Hommage à Debussy
Claude DEBUSSY (1862-1918)
Images Books I (1905) and II (1908) [16:17 + 14:11]
Estampes (1903) [15:43]
Arabesque No.1 (1888) [4:08]
Carlo GRANTE
Debussy-Pastiche (1999) [3:54]
Alfredo CASELLA (1883-1947)
À la manière de…Claude Debussy (1911) [3:14]
Paul DUKAS (1865-1935)
La plainte, au loin, du faune…(1920) [4:09]
Roberto PIANIA (b.1971)
Image d’un faune (2012) [5:11]
Carlo Grante (piano)
rec. February 2012, Glanzing Studio, Vienna
MUSIC & ARTS CD-1267 [67:02]
This sumptuously recorded recital was given in Glanzing
Studio, Vienna in February 2012. Added lustre comes from the use of
a the use of a 1924 Bösendorfer belonging to Eva and Paul Badura-Skoda
who receive special thanks ‘for making this recording possible’.
If an instrument of this type is hardly one that comes to mind as authentically
part of the Debussy bloodstream, it makes a richly evocative sound and
one that responds well to the particular demands of Carlo Grante’s
recital.
Those demands centre on Debussy’s Images and Estampes.
Grante plays with richly engaged intelligence and a variegated tonal
response. Sonorous and well balanced, Reflets dans l’eau
augurs well. It is a balanced and pedal-heavy experience, in the lineage
of Gieseking rather than George Copeland or, pertinently here, Daniel
Ericourt whose 1962 recording, transferred by Ivory Classics [73006]
offers less in the way of effect or more kinetic, indeed icier water
painting. Copeland was much admired by Debussy, and some of his recordings
of the composer’s music can be found on Pearl Gemm 0121. Grante
is heavier in tone and touch than both Copeland and Ericourt, who as
a boy of 15 had turned the pages for the composer at one of Debussy’s
last concerts.
Thus Grante’s balanced and cogent expression in Cloches è
travers les feuilles is an aesthetic and tonal choice that governs
his playing of the composer’s music as a whole. Ericourt’s
aesthetic here is toward a more bracing, crystalline brilliance, without
much pedal or impressionistic haze: anti-Gieseking, if you will. In
truth these strands of Debussy interpretation have been present from
the start. So whilst Grante beautifully projects the sombre intricacies
of Et la lune descend sur le temple qui fut it’s Ericourt
who is the more timbrally striking in his searching for the harmonic
complexities of the shifts. Grante will certainly please in Poissons
d’or, where his measured control of colour is striking. But
do not neglect the rather more brisk, cool and in some ways ungovernable
approach of a Debussy disciple such as Ericourt - and indeed Copeland
in his way - whose greater insistence and probing brashness may well
bring an unexpected gloss on Debussian interpretation.

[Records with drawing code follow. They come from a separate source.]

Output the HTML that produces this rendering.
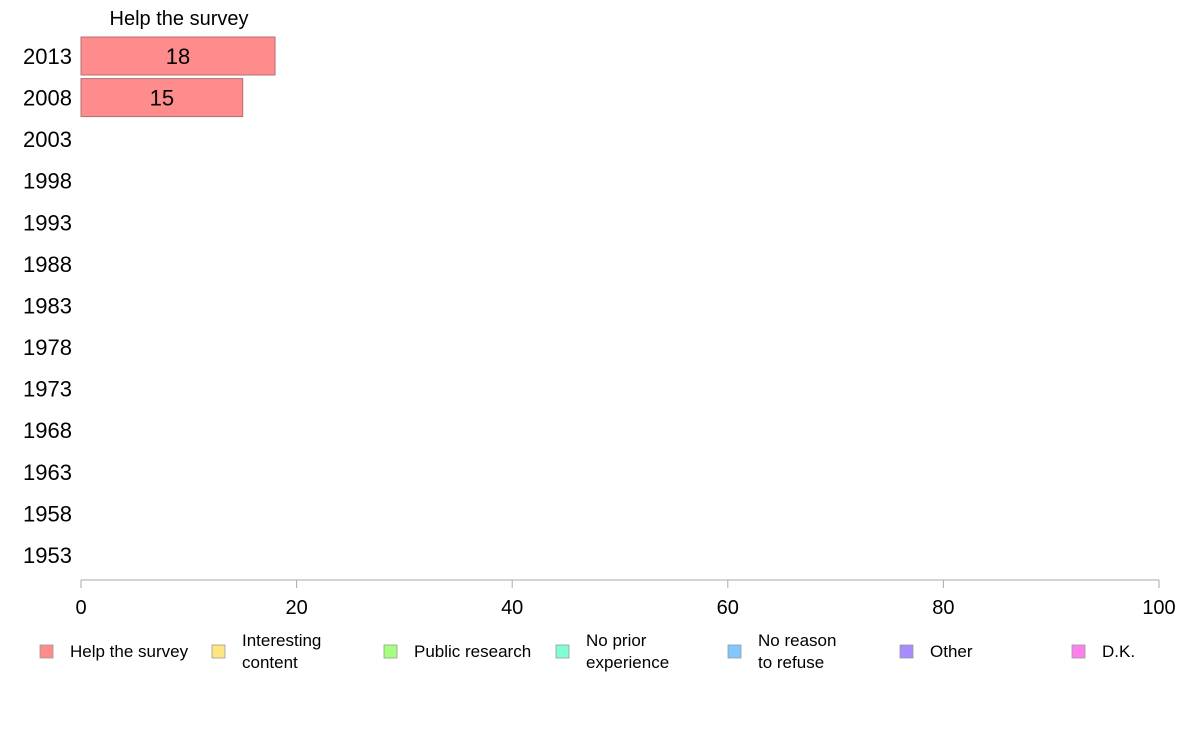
<!DOCTYPE html>
<html><head><meta charset="utf-8"><style>
body{margin:0;background:#fff}
svg{display:block;font-family:"Liberation Sans",Arial,sans-serif}
</style></head><body>
<svg id="c" width="1188" height="736"></svg>
<script>
const years=["2013","2008","2003","1998","1993","1988","1983","1978","1973","1968","1963","1958","1953"];
const values=[18,15,null,null,null,null,null,null,null,null,null,null,null];
const ticks=[0,20,40,60,80,100];
const legendLabels=[["Help the survey"],["Interesting","content"],["Public research"],["No prior","experience"],["No reason","to refuse"],["Other"],["D.K."]];
const legendColors=["#ff8c8c","#ffe680","#a6ff80","#80ffd2","#80c8ff","#a68cff","#ff80ea"];
const NS="http://www.w3.org/2000/svg",svg=document.getElementById('c');
const x=v=>81+v*10.78, y=i=>56+i*41.58;
function mk(t,a,txt){const e=document.createElementNS(NS,t);for(const k in a)e.setAttribute(k,a[k]);if(txt!=null)e.textContent=txt;svg.appendChild(e);return e;}
let e=mk('text',{x:179,y:25,'font-size':20,'text-anchor':'middle'},"Help the survey");


years.forEach((yr,i)=>{
 let t=mk('text',{x:72,y:y(i)+8,'font-size':22,'text-anchor':'end'},yr);
 
 
 if(values[i]!=null){
  let r=mk('rect',{x:x(0),y:y(i)-19,width:x(values[i])-x(0),height:38,fill:"#ff8c8c",stroke:"#b07070",'stroke-width':1});
  
  
  let v=mk('text',{x:(x(0)+x(values[i]))/2,y:y(i)+8,'font-size':22,'text-anchor':'middle'},String(values[i]));
  
  
 }
});
e=mk('line',{x1:x(0),x2:x(100),y1:580,y2:580,stroke:"#aaa",'stroke-width':1});


ticks.forEach(t=>{
 let l=mk('line',{x1:x(t),x2:x(t),y1:580,y2:588,stroke:"#aaa"});
 
 
 let tx=mk('text',{x:x(t),y:614,'font-size':20,'text-anchor':'middle'},String(t));
 
 
});
legendLabels.forEach((lb,i)=>{
 const sx=40+172*i;
 let r=mk('rect',{x:sx,y:645,width:13,height:13,fill:legendColors[i],stroke:"#999",'stroke-width':0.8});
 
 
 lb.forEach((s,j)=>{
  const yy=lb.length==1?657:646+j*22;
  let t=mk('text',{x:sx+30,y:yy,'font-size':17},s);
  
  
 });
});
</script>
</body></html>
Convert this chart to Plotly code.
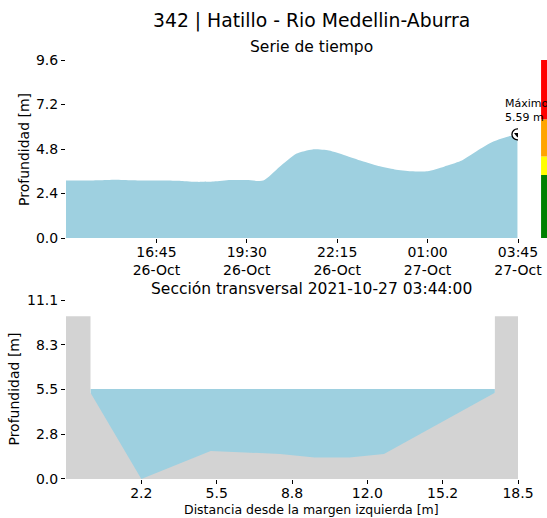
import numpy as np
import plotly.graph_objects as go

FONT = "DejaVu Sans"
COLOR_WATER = "#9ED0E0"
COLOR_GROUND = "#D3D3D3"

# Serie de tiempo (profundidad en m)
times = [
    "2021-10-26 14:00", "2021-10-26 14:30", "2021-10-26 15:00", "2021-10-26 15:30",
    "2021-10-26 16:00", "2021-10-26 16:30", "2021-10-26 17:00", "2021-10-26 17:30",
    "2021-10-26 18:00", "2021-10-26 18:30", "2021-10-26 19:00", "2021-10-26 19:30",
    "2021-10-26 20:00", "2021-10-26 20:30", "2021-10-26 21:00", "2021-10-26 21:30",
    "2021-10-26 22:00", "2021-10-26 22:30", "2021-10-26 23:00", "2021-10-26 23:30",
    "2021-10-27 00:00", "2021-10-27 00:30", "2021-10-27 01:00", "2021-10-27 01:30",
    "2021-10-27 02:00", "2021-10-27 02:30", "2021-10-27 03:00", "2021-10-27 03:30",
    "2021-10-27 03:44",
]
depth = [
    3.10, 3.10, 3.12, 3.15, 3.12, 3.10, 3.10, 3.08,
    3.03, 3.05, 3.13, 3.13, 3.10, 3.85, 4.55, 4.78,
    4.72, 4.45, 4.15, 3.88, 3.70, 3.60, 3.60, 3.85,
    4.15, 4.70, 5.20, 5.50, 5.59,
]
time_ticks = ["2021-10-26 16:45", "2021-10-26 19:30", "2021-10-26 22:15",
              "2021-10-27 01:00", "2021-10-27 03:45"]
time_ticktext = ["16:45<br>26-Oct", "19:30<br>26-Oct", "22:15<br>26-Oct",
                 "01:00<br>27-Oct", "03:45<br>27-Oct"]
time_range = ["2021-10-26 14:00", "2021-10-27 03:45"]

# Umbrales de alerta (barra lateral)
level_edges = [0.0, 3.4, 4.4, 6.4, 9.6]
level_colors = ["#008000", "#FFFF00", "#FFA500", "#FF0000"]

# Seccion transversal
ground_x = [-1.06, 0.0, 0.0, 2.2, 5.2, 8.2, 9.7, 11.2, 12.7, 17.5, 17.5, 18.5]
ground_z = [10.1, 10.1, 5.35, 0.0, 1.74, 1.55, 1.34, 1.34, 1.55, 5.35, 10.1, 10.1]
water_x = [0.0, 17.5]
water_level = 5.59
dist_ticktext = ["2.2", "5.5", "8.8", "12.0", "15.2", "18.5"]
sec_yticks = ["0.0", "2.8", "5.5", "8.3", "11.1"]

fig = go.Figure()

fig.add_trace(go.Scatter(
    x=times, y=depth, mode="lines", fill="tozeroy", fillcolor=COLOR_WATER,
    line=dict(width=0, shape="spline", smoothing=0.6, color=COLOR_WATER),
    xaxis="x", yaxis="y", showlegend=False,
))

imax = int(np.argmax(depth))
fig.add_trace(go.Scatter(
    x=[times[imax]], y=[depth[imax]], mode="markers",
    marker=dict(symbol="circle", size=11, color="white", line=dict(color="black", width=1.3)),
    xaxis="x", yaxis="y", showlegend=False,
))
fig.add_trace(go.Scatter(
    x=[times[imax]], y=[depth[imax]], mode="markers",
    marker=dict(symbol="triangle-down", size=6, color="black"),
    xaxis="x", yaxis="y", showlegend=False,
))

fig.add_trace(go.Scatter(
    x=water_x, y=[water_level] * len(water_x), mode="lines", fill="tozeroy",
    fillcolor=COLOR_WATER, line=dict(width=0, color=COLOR_WATER),
    xaxis="x2", yaxis="y2", showlegend=False,
))
fig.add_trace(go.Scatter(
    x=ground_x, y=ground_z, mode="lines", fill="tozeroy",
    fillcolor=COLOR_GROUND, line=dict(width=0, color=COLOR_GROUND),
    xaxis="x2", yaxis="y2", showlegend=False,
))

for lo, hi, col in zip(level_edges[:-1], level_edges[1:], level_colors):
    fig.add_shape(type="rect", xref="paper", yref="y", x0=1.051, x1=1.08, y0=lo, y1=hi,
                  fillcolor=col, line_width=0, layer="above")

axis_common = dict(showline=False, showgrid=False, zeroline=False, ticks="outside",
                   ticklen=4, tickcolor="black", automargin=False,
                   tickfont=dict(size=14, color="black"))

x2_min, x2_max = ground_x[0], ground_x[-1]
x2_ticks = list(np.linspace(x2_min, x2_max, 7)[1:])
y2_max = float(sec_yticks[-1])

fig.update_layout(
    width=547, height=518,
    margin=dict(l=66, r=29, t=60, b=39),
    paper_bgcolor="white", plot_bgcolor="white",
    font=dict(family=FONT, color="black"),
    xaxis=dict(axis_common, type="date", range=time_range, tickvals=time_ticks,
               ticktext=time_ticktext, anchor="y", domain=[0, 1], ticklabelstandoff=-3),
    yaxis=dict(axis_common, range=[0, 9.6], tickvals=[0, 2.4, 4.8, 7.2, 9.6],
               ticktext=["0.0", "2.4", "4.8", "7.2", "9.6"], domain=[0.575, 1], anchor="x"),
    xaxis2=dict(axis_common, range=[x2_min, x2_max], tickvals=x2_ticks,
                ticktext=dist_ticktext, anchor="y2", domain=[0, 1], ticklabelstandoff=-3),
    yaxis2=dict(axis_common, range=[0, y2_max], tickvals=list(np.linspace(0, y2_max, 5)),
                ticktext=sec_yticks, domain=[0, 0.427], anchor="x2"),
)

title_x = 0.544
annotations = [
    dict(text="342 | Hatillo - Rio Medellin-Aburra", x=title_x, y=1.093, font_size=18.8),
    dict(text="Serie de tiempo", x=title_x, y=1.031, font_size=15.5),
    dict(text="Sección transversal 2021-10-27 03:44:00", x=title_x, y=0.453, font_size=15.5),
    dict(text="Distancia desde la margen izquierda [m]", x=title_x, y=-0.0716, font_size=12.5),
    dict(text="Profundidad [m]", x=-0.093, y=0.7875, font_size=14, textangle=-90),
    dict(text="Profundidad [m]", x=-0.115, y=0.2135, font_size=14, textangle=-90),
]
for a in annotations:
    fig.add_annotation(xref="paper", yref="paper", showarrow=False,
                       xanchor="center", yanchor="middle", **a)

fig.add_annotation(
    x=times[imax], y=depth[imax], xref="x", yref="y", showarrow=False,
    text=f"Máximo<br>{depth[imax]:.2f} m", align="left", xanchor="left", yanchor="bottom",
    xshift=-14, yshift=8, font=dict(size=11, color="black"),
)

# drop the page's default body margin so the 547x518 figure fills the window
fig.write_html("out.html", config={"displayModeBar": False},
               post_script="document.body.style.margin = '0';")
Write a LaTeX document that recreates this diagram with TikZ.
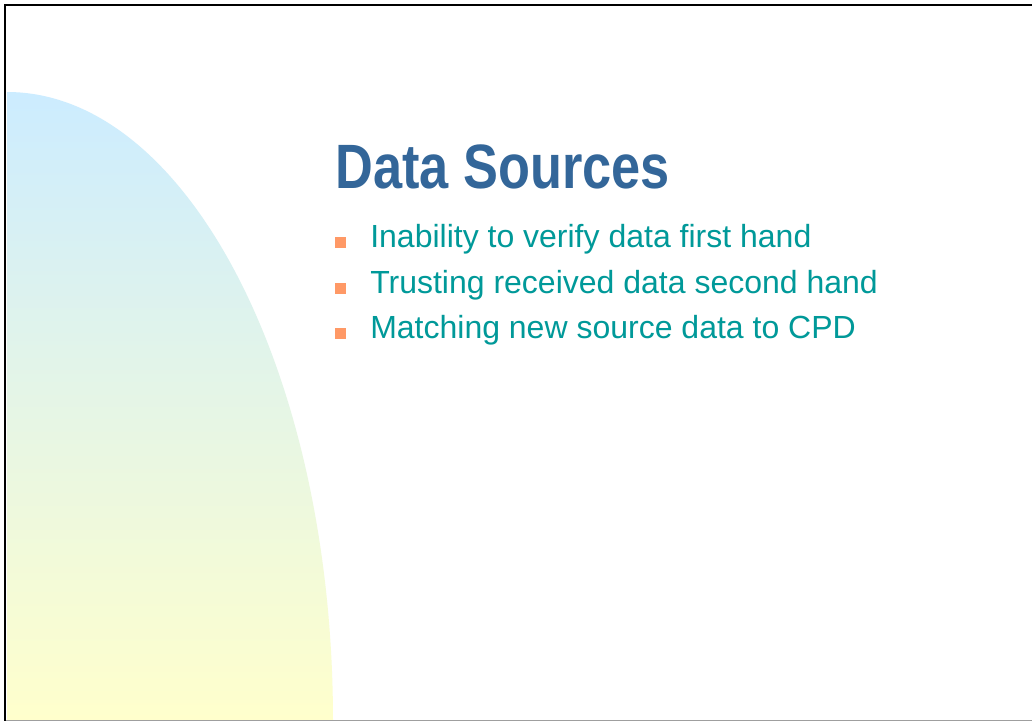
\documentclass[tikz,border=0pt]{standalone}
\usepackage{fontspec}
\setmainfont{Liberation Sans}
\newfontfamily\titlefont[FakeStretch=0.835]{Liberation Sans Bold}
\definecolor{titleblue}{HTML}{336699}
\definecolor{bodyteal}{HTML}{009999}
\definecolor{bulletorange}{HTML}{FF9966}
\definecolor{skyblue}{HTML}{CCECFF}
\definecolor{paleyellow}{HTML}{FFFFCC}
\tikzset{
  titletext/.style={anchor=base west, inner sep=0pt, text=titleblue, font=\titlefont\fontsize{47}{50}\selectfont},
  bullettext/.style={anchor=base west, inner sep=0pt, text=bodyteal, font=\fontsize{24}{28}\selectfont},
  bulletbox/.style={anchor=south west, fill=bulletorange, draw=none, inner sep=0pt, outer sep=0pt, minimum width=8pt, minimum height=8pt},
}
\begin{document}
\begin{tikzpicture}[x=0.75pt,y=-0.75pt]
\useasboundingbox (0,0) rectangle (1032,721);
\fill[white] (0,0) rectangle (1032,721);
% background quarter ellipse with vertical gradient
\shade[top color=skyblue, bottom color=paleyellow]
  (7,721) -- (7,92) arc[start angle=-90, end angle=0, x radius=326, y radius=629] -- cycle;
% frame
\draw[gray!75, line width=0.75pt] (5,720) -- (1032,720);
\draw[black, line width=2pt] (1032,5) -- (5,5) -- (5,721);
% title
\node[titletext] (title) at (335,188) {Data Sources};
% bullets
\node[bulletbox] (b1) at (335,248) {};
\node[bullettext] (t1) at (370,247.5) {Inability to verify data first hand};
\node[bulletbox] (b2) at (335,293.5) {};
\node[bullettext] (t2) at (370,293) {Trusting received data second hand};
\node[bulletbox] (b3) at (335,338.5) {};
\node[bullettext] (t3) at (370,338) {Matching new source data to CPD};
\end{tikzpicture}
\end{document}
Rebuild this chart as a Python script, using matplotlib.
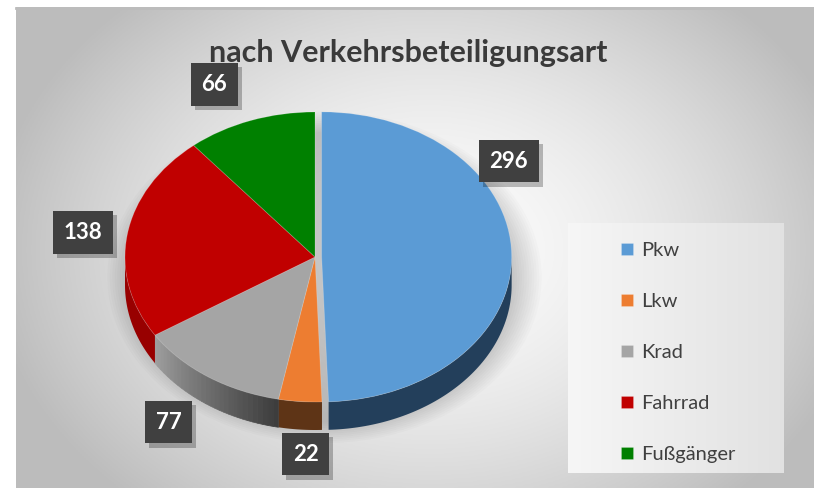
import numpy as np
import matplotlib as mpl
mpl.use("Agg")
import matplotlib.pyplot as plt
from matplotlib.patches import Polygon, Ellipse
import matplotlib.patheffects as pe

plt.rcParams['font.family'] = ['Lato', 'DejaVu Sans']

# data
names = ['Pkw', 'Lkw', 'Krad', 'Fahrrad', 'Fußgänger']
values = [296, 22, 77, 138, 66]
top_colors = ['#5B9BD5', '#ED7D31', '#A5A5A5', '#C00000', '#008000']
side_colors = ['#233F5B', '#5E3416', None, '#980000', '#005500']
explode = [0.035, 0, 0, 0, 0]
title = 'nach Verkehrsbeteiligungsart'

# label box positions (pie units)
label_xy = [(1.02, 0.66), (-0.05, -1.36), (-0.77, -1.14), (-1.22, 0.17), (-0.53, 1.19)]

W, H = 814, 488
fig = plt.figure(figsize=(W / 100, H / 100), dpi=100)
fig.patch.set_facecolor('white')

# background (pixel coords)
bg = fig.add_axes([0, 0, 1, 1])
bg.set_xlim(0, W)
bg.set_ylim(H, 0)
bg.axis('off')
gx, gy = np.meshgrid(np.linspace(16, W, 400), np.linspace(7, H, 240))
r = np.sqrt(((gx - 430) / 430) ** 2 + ((gy - 250) / 330) ** 2)
g = np.clip(0.99 - 0.24 * r ** 1.6, 0.74, 1.0)
bg.imshow(np.dstack([g, g, g]), extent=(16, W, H, 7), aspect='auto', zorder=0)
bg.plot([16, W], [8, 8], color='#bcbcbc', lw=2, zorder=1)

# legend box
lx = np.linspace(0, 1, 100)
lg = 0.965 - 0.08 * lx
bg.imshow(np.dstack([lg, lg, lg]), extent=(568, 784, 473, 223),
          aspect='auto', zorder=1)

# pie axes: x unit = 190 px, y unit = 145 px
cx, cy, rx, ry = 315, 257, 190, 145
x0, x1, y0, y1 = -1.5, 1.5, -1.55, 1.45
ax = fig.add_axes([(cx + x0 * rx) / W, (H - cy + y0 * ry) / H,
                   (x1 - x0) * rx / W, (y1 - y0) * ry / H])
ax.patch.set_alpha(0)

# soft shadow
for i in range(12):
    s = 1.0 + 0.013 * i
    ax.add_patch(Ellipse((0.05, -0.14), 2 * s, 2 * s, color='black',
                         alpha=0.016, lw=0, zorder=0))

wedges, _ = ax.pie(values, colors=top_colors, startangle=90, counterclock=False,
                   explode=explode, wedgeprops=dict(linewidth=0.6, edgecolor='#ffffff33'))
for w in wedges:
    w.set_zorder(3)
ax.set_aspect('auto')
ax.set_xlim(x0, x1)
ax.set_ylim(y0, y1)
ax.axis('off')

depth = 28 / ry


def visible(a1, a2):
    out = []
    for k in (-360, 0, 360):
        lo, hi = max(a1 + k, 180), min(a2 + k, 360)
        if hi > lo:
            out.append((lo, hi))
    return out


for i, w in enumerate(wedges):
    ox, oy = w.center
    for lo, hi in visible(w.theta1, w.theta2):
        if side_colors[i] is None:
            # shaded side (gradient)
            edges = np.linspace(lo, hi, 30)
            for j in range(len(edges) - 1):
                t = np.radians(np.linspace(edges[j], edges[j + 1], 5))
                f = j / (len(edges) - 2)
                c = 0.62 - 0.38 * f
                xs = ox + np.cos(t)
                ys = oy + np.sin(t)
                pts = np.r_[np.c_[xs, ys], np.c_[xs[::-1], ys[::-1] - depth]]
                ax.add_patch(Polygon(pts, closed=True, fc=(c, c, c), ec=(c, c, c),
                                     lw=0.5, zorder=2))
        else:
            t = np.radians(np.linspace(lo, hi, 80))
            xs = ox + np.cos(t)
            ys = oy + np.sin(t)
            pts = np.r_[np.c_[xs, ys], np.c_[xs[::-1], ys[::-1] - depth]]
            ax.add_patch(Polygon(pts, closed=True, fc=side_colors[i], ec='none', zorder=2))

# data labels
for (lx_, ly_), v in zip(label_xy, values):
    t = ax.text(lx_, ly_, str(v), ha='center', va='center', fontsize=16,
                fontweight='bold', color='white', zorder=6,
                bbox=dict(boxstyle='square,pad=0.48', fc='#404040', ec='none'))
    t.get_bbox_patch().set_path_effects([
        pe.SimplePatchShadow(offset=(3, -3), shadow_rgbFace='black', alpha=0.25),
        pe.Normal()])

fig.text(408 / W, 1 - 62 / H, title, ha='center', va='baseline', fontsize=22,
         fontweight='bold', color='#3a3a3a')

leg = bg.legend(wedges, names, loc='upper left', bbox_to_anchor=(621, 242),
                bbox_transform=bg.transData, frameon=False, fontsize=14.5,
                handlelength=0.6, handleheight=0.6, handletextpad=0.4,
                labelspacing=1.69, borderpad=0, borderaxespad=0)
for txt in leg.get_texts():
    txt.set_color('#404040')
leg.set_zorder(5)

fig.savefig('out.png', dpi=100)
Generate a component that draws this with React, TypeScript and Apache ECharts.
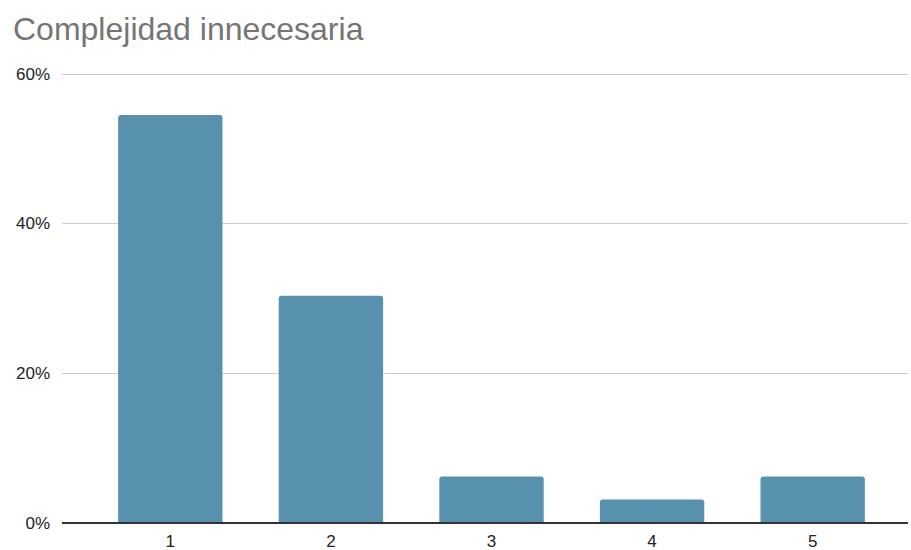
import React, { useEffect, useRef } from "react";
import * as echarts from "echarts";

const categories = ["1", "2", "3", "4", "5"];
const values = [54.5, 30.3, 6.1, 3.0, 6.1];
const yTicks = [0, 20, 40, 60];
const titleText = "Complejidad innecesaria";

export default function App() {
  const ref = useRef<HTMLDivElement>(null);
  useEffect(() => {
    document.body.style.margin = "0";
    if (!ref.current) return;
    const chart = echarts.init(ref.current, undefined, { renderer: "svg" });
    const yMax = yTicks[yTicks.length - 1];
    const font = "'Liberation Sans', Arial, sans-serif";
    chart.setOption({
      animation: false,
      title: {
        text: titleText,
        left: 8,
        top: 8,
        textStyle: { fontFamily: font, fontSize: 32, fontWeight: "normal", color: "#757575" },
      },
      grid: [
        { left: 62, right: 3, top: 74, bottom: 27, containLabel: false },
        { left: 90, right: 18, top: 74, bottom: 27, containLabel: false },
      ],
      xAxis: [
        { gridIndex: 0, type: "value", min: 0, max: 1, show: false },
        {
          gridIndex: 1,
          type: "category",
          data: categories,
          axisLine: { show: false },
          axisTick: { show: false },
          axisLabel: { fontFamily: font, fontSize: 17, color: "#222", margin: 11 },
        },
      ],
      yAxis: [
        {
          gridIndex: 0,
          type: "value",
          min: 0,
          max: yMax,
          interval: 20,
          axisLine: { show: false },
          axisTick: { show: false },
          axisLabel: {
            formatter: "{value}%",
            fontFamily: font,
            fontSize: 17,
            color: "#222",
            margin: 12,
          },
          splitLine: { lineStyle: { color: "#cccccc", width: 1 } },
        },
        { gridIndex: 1, type: "value", min: 0, max: yMax, show: false },
      ],
      series: [
        {
          type: "line",
          xAxisIndex: 0,
          yAxisIndex: 0,
          data: [[0, 0], [1, 0]],
          symbol: "none",
          lineStyle: { color: "#333333", width: 2 },
          z: 5,
          silent: true,
        },
        {
          type: "bar",
          xAxisIndex: 1,
          yAxisIndex: 1,
          data: values,
          barWidth: "65%",
          itemStyle: { color: "#5891ad", borderRadius: [3, 3, 0, 0] },
          z: 3,
        },
      ],
    });
    return () => chart.dispose();
  }, []);
  return <div ref={ref} style={{ width: 911, height: 550 }} />;
}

There’s a timeless quality to Grante’s Pagodas in
Estampes; mellifluous, austere, and forbidding. Ericourt’s
voicings are more incursive, less hypnotically abstract and very much
faster. Time here is not suspended. Throughout, as in La soirée
dans Grenade, Grante’s chording - and that of almost all contemporary
pianists - is heavier and deeper than Ericourt’s brighter, treble-orientated
sound. This may be a result, in part, of his less satisfactory recording;
but it’s also a question of tonal weight, colour, chordal balance
and pedal use.
Grante also draws out from this close focus to include other works;
the Arabesque No.1 goes well and is considerably faster than
Ericourt’s. Then we have a programme-within-a-programme in which
Grante plays Casella’s À la manière de…Claude
Debussy in a sombrely expectant fashion, as well as Dukas’s
evocative tribute La plainte, au loin, du faune…which was
written two years after Debussy’s death. Grante himself contributes
his Pastiche, a water study with some dissonances, and the recital
ends with Roberto Piana’s clever Image d’un faune.
Grante’s strengths as a Debussy interpreter are seconded both
by the excellent studio recording and by the documentary booklet, which
has been intelligently and lovingly compiled by Grante himself.